Bottom line: There are three Demodex species found in cats, with the third one as yet unnamed.
Peripheral blood abnormalities and bone marrow infiltration in canine large B-cell lymphoma: is there a link?
Martini, V., Melzi, E., Comazzi, S. and Gelain, M. E. (2015) Veterinary and Comparative Oncology, 13, 117–123
It is not generally considered mandatory to perform bone marrow assessment when staging canine lymphoma unless peripheral cytopenias are present. This study aimed to assess whether abnormalities in circulating cells was predictive of bone marrow involvement in large B-cell lymphoma in dogs. Flow cytometry was used to assess bone marrow infiltration. No differences were found between dogs with and without haematological abnormalities. However, there was an increased degree of bone marrow infiltration in dogs with thrombocytopenia or leucocytosis. The authors concluded that blood abnormalities are not always able to predict bone marrow involvement. The authors therefore recommend bone marrow assessment in routine staging of canine B cell lymphoma, although they note that the clinical relevance and prognostic value of bone marrow assessment is not yet known.

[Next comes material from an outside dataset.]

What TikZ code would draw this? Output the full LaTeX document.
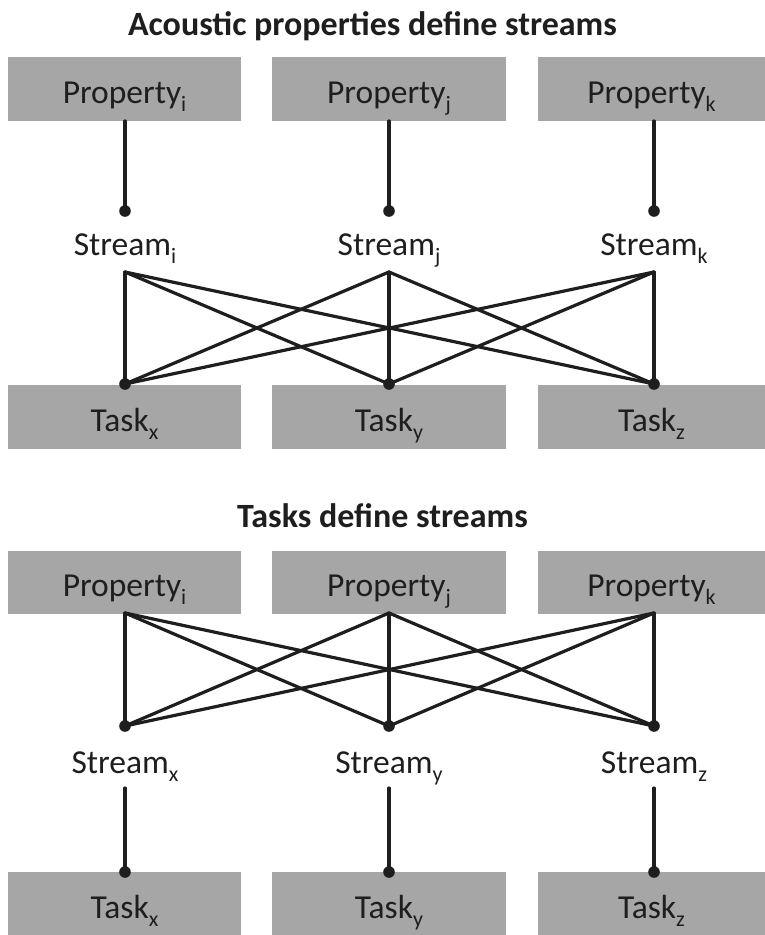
\documentclass[tikz,border=0pt]{standalone}
\usepackage{fontspec}
\setmainfont{Carlito}
\newcommand\sbs[1]{\raisebox{-8pt}{\fontsize{22}{22}\selectfont #1}}
\definecolor{boxgray}{HTML}{A6A6A6}
\definecolor{ink}{HTML}{1E1E1E}
\begin{document}
\begin{tikzpicture}[x=1pt,y=-1pt,
  box/.style={fill=boxgray, draw=none, inner sep=0pt, text=ink,
    font=\fontsize{33.5}{33.5}\selectfont, text height=29pt, text depth=0pt},
  lbl/.style={anchor=base, inner sep=0pt, text=ink, font=\fontsize{33.5}{33.5}\selectfont},
  ttl/.style={anchor=base, inner sep=0pt, text=ink, font=\bfseries\fontsize{34}{34}\selectfont},
  link/.style={draw=ink, line width=3.2pt, line cap=round},
  dotc/.style={fill=ink}
]
\useasboundingbox (0,0) rectangle (765,935);

% ---------- Top panel ----------
\node[ttl] (t1) at (372.5,35) {Acoustic properties define streams};

\node[box, minimum width=233, minimum height=64] (pa1) at (124.5,89) {Property\sbs{i}};
\node[box, minimum width=234, minimum height=64] (pa2) at (389,89) {Property\sbs{j}};
\node[box, minimum width=227, minimum height=64] (pa3) at (651.5,89) {Property\sbs{k}};

\coordinate (pa1b) at (125,121);
\coordinate (pa2b) at (389,121);
\coordinate (pa3b) at (654,121);
\coordinate (da1) at (125,211);
\coordinate (da2) at (389,211);
\coordinate (da3) at (654,211);

\node[lbl] (sa1) at (125,255) {Stream\sbs{i}};
\node[lbl] (sa2) at (389,255) {Stream\sbs{j}};
\node[lbl] (sa3) at (654,255) {Stream\sbs{k}};

\coordinate (ua1) at (125,272);
\coordinate (ua2) at (389,272);
\coordinate (ua3) at (654,272);

\node[box, minimum width=233, minimum height=64] (ta1) at (124.5,417) {Task\sbs{x}};
\node[box, minimum width=234, minimum height=64] (ta2) at (389,417) {Task\sbs{y}};
\node[box, minimum width=227, minimum height=64] (ta3) at (651.5,417) {Task\sbs{z}};

\coordinate (va1) at (125,384);
\coordinate (va2) at (389,384);
\coordinate (va3) at (654,384);

\draw[link] (pa1b) -- (da1);
\draw[link] (pa2b) -- (da2);
\draw[link] (pa3b) -- (da3);
\foreach \a in {1,2,3}{
  \foreach \b in {1,2,3}{
    \draw[link] (ua\a) -- (va\b);
  }
}
\foreach \c in {da1,da2,da3,va1,va2,va3}{
  \fill[dotc] (\c) circle (5.8);
}

% ---------- Bottom panel ----------
\node[ttl] (t2) at (382.5,527) {Tasks define streams};

\node[box, minimum width=233, minimum height=63] (pb1) at (124.5,582) {Property\sbs{i}};
\node[box, minimum width=234, minimum height=63] (pb2) at (389,582) {Property\sbs{j}};
\node[box, minimum width=227, minimum height=63] (pb3) at (651.5,582) {Property\sbs{k}};

\coordinate (ub1) at (125,613);
\coordinate (ub2) at (389,613);
\coordinate (ub3) at (654,613);
\coordinate (db1) at (125,726);
\coordinate (db2) at (389,726);
\coordinate (db3) at (654,726);

\node[lbl] (sb1) at (125,773) {Stream\sbs{x}};
\node[lbl] (sb2) at (389,773) {Stream\sbs{y}};
\node[lbl] (sb3) at (654,773) {Stream\sbs{z}};

\coordinate (wb1) at (125,788);
\coordinate (wb2) at (389,788);
\coordinate (wb3) at (654,788);
\coordinate (eb1) at (125,872);
\coordinate (eb2) at (389,872);
\coordinate (eb3) at (654,872);

\node[box, minimum width=233, minimum height=63] (tb1) at (124.5,903.5) {Task\sbs{x}};
\node[box, minimum width=234, minimum height=63] (tb2) at (389,903.5) {Task\sbs{y}};
\node[box, minimum width=227, minimum height=63] (tb3) at (651.5,903.5) {Task\sbs{z}};

\foreach \a in {1,2,3}{
  \foreach \b in {1,2,3}{
    \draw[link] (ub\a) -- (db\b);
  }
}
\draw[link] (wb1) -- (eb1);
\draw[link] (wb2) -- (eb2);
\draw[link] (wb3) -- (eb3);
\foreach \c in {db1,db2,db3,eb1,eb2,eb3}{
  \fill[dotc] (\c) circle (5.8);
}
\end{tikzpicture}
\end{document}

Bottom line: Haematological abnormalities do not always accurately reflect bone marrow abnormalities in canine lymphoma
Treatment of Equine Metabolic Syndrome: A Clinical Case Series
Morgan R.A, Keen J.A and McGowan C.M (2015) Equine Veterinary Journal
This study evaluated the efficacy of a weight loss and exercise plan employed by owners under veterinary guidance for treatment of Equine Metabolic Syndrome (EMS). On admission to the participating clinics, each horse underwent clinical examination, body condition scoring (BCS), basal ACTH blood sample and a combined glucose-insulin tolerance test. Horses with pituitary pars intermedia dysfunction were excluded from the study.
Bottom line: An individual weight loss and exercise plan tailored to horse/owner circumstances and regular contact with the primary clinician, maximising owner compliance, achieves metabolically significant levels of weight loss in the treatment of EMS.
An ultrasonographic scoring method for transabdominal monitoring of ascarid burdens in foals
Nielson M.K, Donohughe E.M , Stephens M.L , Stowe C.J , Donecker J.M and Fenger C.K (2015) Equine Veterinary Journal
High ascarid burdens can lead to impaction and adversely affect foal welfare and lead to costly interventions. The aims of this study were to develop a technique for quantifying ascarid burdens in foals and use this in a treatment study and cost-benefit analysis.
Bottom line: A scoring system using a straightforward, quick and potentially cost-effective ultrasonographic technique can be used to reliably detect clinically significant ascarid burdens in.